Portland’s Funniest Videos Highlights the Lighter Side of a Small Medium on a Large Screen

Take my shorts...please!

(courtesy of Dusty McCord)

Stop us if you've heard this one before: A dozen Portland filmmakers walk into a bar and grumble about the scant opportunities for comedy-trending indie auteurs to show their work. The city of open mics offered no blank screens whatsoever before Curious Comedy Theater began the hunt for Portland's Funniest Videos.

Co-founders Luke Zwanziger and Dusty McCord launched the showcase four weeks ago with the hope of eventually screening every locally produced short worth a giggle so long as the submitted work meets a few basic requirements. Entries need to be shorter than 7 minutes, contain material appropriate for the all-ages venue and come accompanied by a designated representative residing within a 50-mile radius. Despite titular similarities to ABC TV's injury-filled found-footage cavalcade, a certain degree of artistry is expected.
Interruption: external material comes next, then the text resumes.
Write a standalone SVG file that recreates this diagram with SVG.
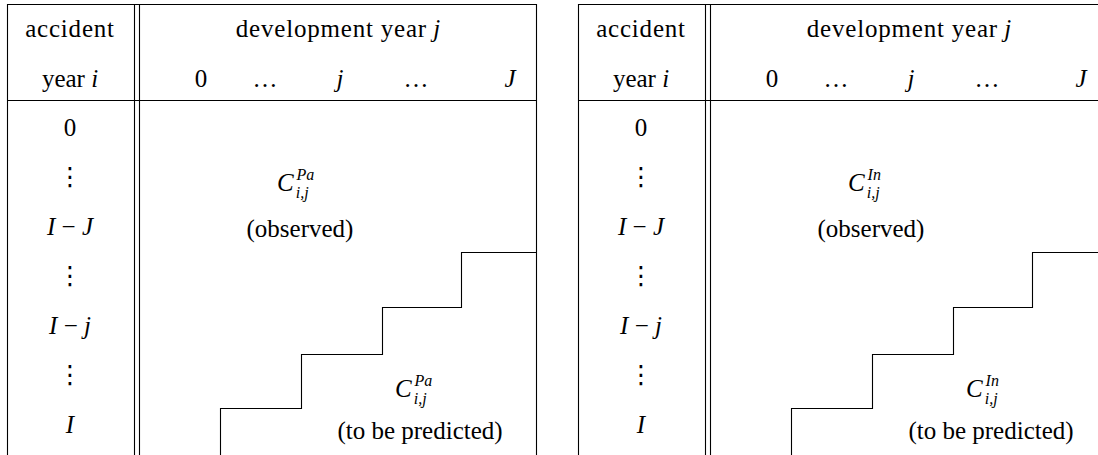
<svg xmlns="http://www.w3.org/2000/svg" width="1098" height="455" viewBox="0 0 1098 455" font-family="'Liberation Serif', 'DejaVu Serif', serif">
<style>
.t{font-size:25px;text-anchor:middle;fill:#000}
.l{letter-spacing:0.8px}
.m{font-style:italic}
.c{font-size:25px;font-style:italic;fill:#000}
.s{font-size:16px;font-style:italic}
.v{font-family:"DejaVu Sans",sans-serif;font-size:25px;text-anchor:middle;fill:#000}
.ln{fill:none;stroke:#000;stroke-width:1.1}
</style>
<g id="connectors">
<path class="ln" d="M7.5 4.5H536.5M7.5 100.5H536.5M7.5 4V455M134.5 4V455M139.5 4V455M536.5 4V455"/>
<path class="ln" d="M536.5 252.5H461.5V307.5H382.5V354.5H301.5V408.5H220.5V455"/>
<path class="ln" d="M578.5 4.5H1098M578.5 100.5H1098M578.5 4V455M705.5 4V455M710.5 4V455"/>
<path class="ln" d="M1098 252.5H1032.5V307.5H953.5V354.5H872.5V408.5H791.5V455"/>
</g>
<g id="table-pa">
<g id="pa-header">
<text class="t l" x="70" y="37">accident</text>
<text class="t" x="70" y="87">year <tspan class="m">i</tspan></text>
<text class="t" x="338" y="37"><tspan class="l">development year</tspan> <tspan class="m">j</tspan></text>
<text class="t" x="201" y="87">0</text>
<text class="t" x="265" y="87">…</text>
<text class="t m" x="340" y="87">j</text>
<text class="t" x="416" y="87">…</text>
<text class="t m" x="510" y="87">J</text>
</g>
<g id="pa-rows">
<text class="t" x="70" y="136">0</text>
<text class="v" x="70" y="185">⋮</text>
<text class="t" x="70" y="235"><tspan class="m">I</tspan> − <tspan class="m">J</tspan></text>
<text class="v" x="70" y="284">⋮</text>
<text class="t" x="70" y="334"><tspan class="m">I</tspan> − <tspan class="m">j</tspan></text>
<text class="v" x="70" y="383">⋮</text>
<text class="t m" x="70" y="433">I</text>
</g>
<g id="pa-observed">
<text class="c" x="277" y="191">C<tspan class="s" dx="2" dy="7">i,j</tspan><tspan class="s" dx="-12" dy="-18">Pa</tspan></text>
<text class="t" x="300" y="237">(observed)</text>
</g>
<g id="pa-predicted">
<text class="c" x="395" y="397">C<tspan class="s" dx="2" dy="7">i,j</tspan><tspan class="s" dx="-12" dy="-18">Pa</tspan></text>
<text class="t" x="420" y="439">(to be predicted)</text>
</g>
</g>
<g id="table-in">
<g id="in-header">
<text class="t l" x="641" y="37">accident</text>
<text class="t" x="641" y="87">year <tspan class="m">i</tspan></text>
<text class="t" x="909" y="37"><tspan class="l">development year</tspan> <tspan class="m">j</tspan></text>
<text class="t" x="772" y="87">0</text>
<text class="t" x="836" y="87">…</text>
<text class="t m" x="911" y="87">j</text>
<text class="t" x="987" y="87">…</text>
<text class="t m" x="1081" y="87">J</text>
</g>
<g id="in-rows">
<text class="t" x="641" y="136">0</text>
<text class="v" x="641" y="185">⋮</text>
<text class="t" x="641" y="235"><tspan class="m">I</tspan> − <tspan class="m">J</tspan></text>
<text class="v" x="641" y="284">⋮</text>
<text class="t" x="641" y="334"><tspan class="m">I</tspan> − <tspan class="m">j</tspan></text>
<text class="v" x="641" y="383">⋮</text>
<text class="t m" x="641" y="433">I</text>
</g>
<g id="in-observed">
<text class="c" x="848" y="191">C<tspan class="s" dx="2" dy="7">i,j</tspan><tspan class="s" dx="-12" dy="-18">In</tspan></text>
<text class="t" x="871" y="237">(observed)</text>
</g>
<g id="in-predicted">
<text class="c" x="966" y="397">C<tspan class="s" dx="2" dy="7">i,j</tspan><tspan class="s" dx="-12" dy="-18">In</tspan></text>
<text class="t" x="991" y="439">(to be predicted)</text>
</g>
</g>
</svg>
"No home videos," says Zwanziger. "They don't have to be scripted, necessarily, but we want original content. We're not looking for someone falling off a trampoline."

The event is structured as an audience-graded competition (absent, alas, any prizes beyond exposure at this early stage) that crowns victors en route to an eventual celebrity judge-blessed contest of champions held in March. But it's also a way to bolster the underserved community of comedic filmmakers whose talents were on display with October's opening slate of shorts.

Brian Hanna, owner of training-video company House Broken Productions, brought a leprechaun-hunting mockumentary he'd made as a student at the Art Institute of Portland, but had previously shown only via social media posts each St. Patrick's Day. As a side gig to a successful career at Laika in the end-of-production role of compositor, Nick Childs crafts effects-laden shorts like October finalist Trionyx (man dressed as softshell turtle tries to fight Godzilla) or November's hopeful Space Fence (a fence, in outer space).

"Some ideas demand to be short," Childs explains. "Sometimes you just need to put a short, weird thing out into the world."

Inaugural video champ The Proxy, a rollicking, beautifully shot farce detailing a billionaire hermit's attempts at vicarious romance, was produced three years ago as part of the Portland 48 Hour Film Project. Brian Sutherland, an acting vet (Grimm, Z Nation, a Pepsi ad) and improv instructor, made the film with a team stocked with industry pros. He stresses the value of ensuring shorts "look as beautiful as possible. I think it helps throw people off when we do our absurd approach. There's a tendency to relax on the cinematic when making comedy, but I think it's just as important to make the film beautiful as it is hilarious."

Both McCord, past organizer of  Clinton Street Theater's Attack of the Flix program, and Zwanziger, former co-director of Eastern Oregon's acclaimed Ruby Peak Film Festival, knew from experience there was a wealth of unheralded local talent. While Portland has always cultivated DIY passion projects, the showcase demonstrates the leaps forward in sophistication technological advancements have afforded amateur cineastes. Publicly funded media center Open Signal offers professional gear for rent at minimal expense just down the street from Curious Comedy, which itself boasts a state-of-the-art production studio. Though the professional sheen readily applied to homemade movies may render them more palatable to modern audiences, McCord believes the heightened availability of resources comes at an unexpected cost.

"The general quality level has improved," he says. "Filmmakers have greater ability to make something that looks good and sounds good, but because of the ease of access, the community gets watered down. Film is a team sport. It takes a lot of effort to gather people together. We need a place for people to meet up and cross-pollinate and go, 'Let's make something together.'"

SEE IT: Portland's Funniest Videos play at Curious Comedy Theater, 5225 NE Martin Luther King Jr. Blvd., curiouscomedy.org, on Wednesday, Nov. 21. 7:30 pm. $5.